(so named by the silly british who’d never seen a fiord before)
It’s still shoulder season in NZ, but we’ve hit the peak tourist spot, Milford Sound in the heart of Fiordland. The Milford Sound Lodge (read: only lodging in town) was packed with campervans and backpackers, and there was actually someone else in a tent. In the bustling kitchen of the lodge where risotto, stir-fry, and boiled potatoes were being cooked alongside each other, some divers offered us the extras from their day’s crayfish catch, the start of 2 indulgent days. The next morning, we kayaked for 6 hours in the Milford Sound area. With sore shoulders but still not having our fill of the sheer cliffs rising from the sea (and with a 50% discount), we jumped on an overnight cruise with 6 other passengers back into the fiord.
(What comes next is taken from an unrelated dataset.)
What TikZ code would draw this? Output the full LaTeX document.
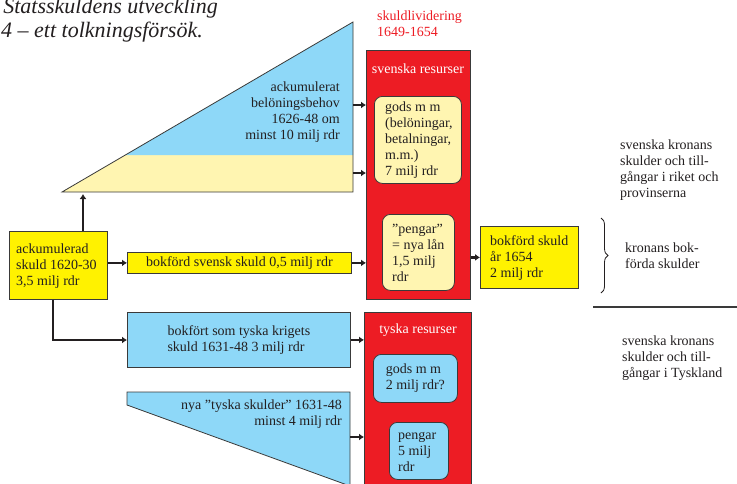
\documentclass[tikz,border=0pt]{standalone}
\usepackage{fontspec}
\setmainfont{Liberation Serif}
\usetikzlibrary{arrows.meta,decorations.pathreplacing}
\definecolor{dred}{HTML}{ED1C24}
\definecolor{lblue}{HTML}{8ED8F8}
\definecolor{pyellow}{HTML}{FFF5B1}
\definecolor{byellow}{HTML}{FFF200}
\definecolor{ink}{HTML}{231F20}
\definecolor{edge}{HTML}{3A3A3A}
\newcommand\fsz{\fontsize{14}{16}\selectfont}
\begin{document}
\begin{tikzpicture}[x=1pt,y=-1pt,
  txt/.style={font=\fsz, text=ink, inner sep=0pt},
  boxr/.style={draw=edge, line width=0.8pt, inner sep=0pt, anchor=north west},
  rbox/.style={boxr, rounded corners=8pt},
  arr/.style={-{Latex[length=5pt,width=7pt]}, line width=2.4pt, draw=ink},
]
\useasboundingbox (0,0) rectangle (737,483);
\clip (0,0) rectangle (737,483);

% title
\node[font=\fontsize{22}{26}\selectfont\itshape, text=ink, inner sep=0pt, anchor=base east] (title1) at (218,13) {Statsskuldens utveckling};
\node[font=\fontsize{22}{26}\selectfont\itshape, text=ink, inner sep=0pt, anchor=base east] (title2) at (203,37) {4 – ett tolkningsförsök.};

% upper triangle
\fill[pyellow] (62,192) -- (353,22) -- (353,192) -- cycle;
\fill[lblue] (125.3,155) -- (353,22) -- (353,155) -- cycle;
\draw[edge, line width=0.8pt] (62,192) -- (353,22) -- (353,192) -- cycle;
\node[txt, anchor=east, align=right] (beh) at (340,112) {ackumulerat\\belöningsbehov\\1626-48 om\\minst 10 milj rdr};
\coordinate (ta) at (353,105);
\coordinate (tb) at (353,173);
\coordinate (tbot) at (83,194);

% lower trapezoid
\fill[lblue] (127,392) -- (350,392) -- (350,486) -- (127,405) -- cycle;
\draw[edge, line width=0.8pt] (127,392) -- (350,392) -- (350,486) -- (127,405) -- cycle;
\node[txt, anchor=east, align=right] (nya) at (342,414) {nya ”tyska skulder” 1631-48\\minst 4 milj rdr};
\coordinate (tr) at (350,437);

% red text
\node[txt, text=dred, anchor=west, align=left] (skl) at (377,24) {skuldlividering\\1649-1654};

% boxes
\node[boxr, fill=byellow, minimum width=98pt, minimum height=68pt] (acc) at (9,231) {};
\node[txt, anchor=west, align=left] (acct) at (16,266) {ackumulerad\\skuld 1620-30\\3,5 milj rdr};

\node[boxr, fill=byellow, minimum width=224pt, minimum height=21pt] (bss) at (127,252) {};
\node[txt] (bsst) at (bss.center) {bokförd svensk skuld 0,5 milj rdr};

\node[boxr, fill=lblue, minimum width=223pt, minimum height=55pt] (bst) at (127,312) {};
\node[txt, align=left] (bstt) at (bst.center) {bokfört som tyska krigets\\skuld 1631-48 3 milj rdr};

\node[boxr, fill=dred, minimum width=104pt, minimum height=249pt] (red1) at (366,50) {};
\node[txt, text=white] (svr) at (418,69) {svenska resurser};
\node[rbox, fill=pyellow, minimum width=87pt, minimum height=87pt] (gods1) at (374,96) {};
\node[txt, anchor=west, align=left] (gods1t) at (385,140) {gods m m\\(belöningar,\\betalningar,\\m.m.)\\7 milj rdr};
\node[rbox, fill=pyellow, minimum width=72pt, minimum height=76pt] (peng1) at (382,214) {};
\node[txt, anchor=west, align=left] (peng1t) at (392,253) {”pengar”\\= nya lån\\1,5 milj\\rdr};

\node[boxr, fill=byellow, minimum width=98pt, minimum height=62pt] (bs54) at (480,226) {};
\node[txt, anchor=west, align=left] (bs54t) at (490,258) {bokförd skuld\\år 1654\\2 milj rdr};

\node[boxr, fill=dred, minimum width=107pt, minimum height=180pt] (red2) at (364,312) {};
\node[txt, text=white] (tyr) at (418,330) {tyska resurser};
\node[rbox, fill=lblue, minimum width=84pt, minimum height=48pt] (gods2) at (373,354) {};
\node[txt, align=left] (gods2t) at (gods2.center) {gods m m\\2 milj rdr?};
\node[rbox, fill=lblue, minimum width=59pt, minimum height=57pt] (peng2) at (389,422) {};
\node[txt, anchor=west, align=left] (peng2t) at (398,452) {pengar\\5 milj\\rdr};

% right side
\node[txt, anchor=west, align=left] (rik) at (620,170) {svenska kronans\\skulder och till-\\gångar i riket och\\provinserna};
\node[txt, anchor=west, align=left] (bok) at (625,256) {kronans bok-\\förda skulder};
\node[txt, anchor=west, align=left] (tys) at (622,358) {svenska kronans\\skulder och till-\\gångar i Tyskland};
\coordinate (bra) at (601,218);
\coordinate (brb) at (601,293);
\draw[ink, line width=0.8pt, decorate, decoration={brace, amplitude=7pt}] (bra) -- (brb);
\coordinate (la) at (593,307);
\coordinate (lb) at (737,307);
\draw[edge, line width=1.2pt] (la) -- (lb);

% connectors
\draw[arr] (ta) -- (ta -| red1.west);
\draw[arr] (tb) -- (tb -| red1.west);
\draw[arr] (acc.north -| tbot) -- (tbot);
\draw[arr] (acc.east |- bss.west) -- (bss.west);
\draw[arr] (bss.east) -- (bss.east -| red1.west);
\draw[arr] (bs54.west -| red1.east) -- (bs54.west);
\coordinate (c53) at (53,340);
\draw[arr] (acc.south -| c53) -- (c53) -- (c53 -| bst.west);
\draw[arr] (bst.east) -- (bst.east -| red2.west);
\draw[arr] (tr) -- (tr -| red2.west);
\end{tikzpicture}
\end{document}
Chatting with the passengers and crew until late in the night on our small ship was almost as memorable as the huge waterfalls, hopping penguins and basking seals we viewed from the sunny top deck. The clouds and rain the next morning were softened by big fluffy pillows and hot brekkie. The national park had turned into a winter wonderland over night and when we disembarked to drive we found the mountain roads covered in snow. Recounting the details has made us realize this is an area we’re enraptured with which explains the 2 more days spent hiking through the area and 2 more nights settled in a rustic cabin at Gunn’s Camp, pre-writing our blog entries by candlelight with the nearest internet cafe over 100 kms away.
Back in civilization, it’s sunny again and we’re off to explore the Southland.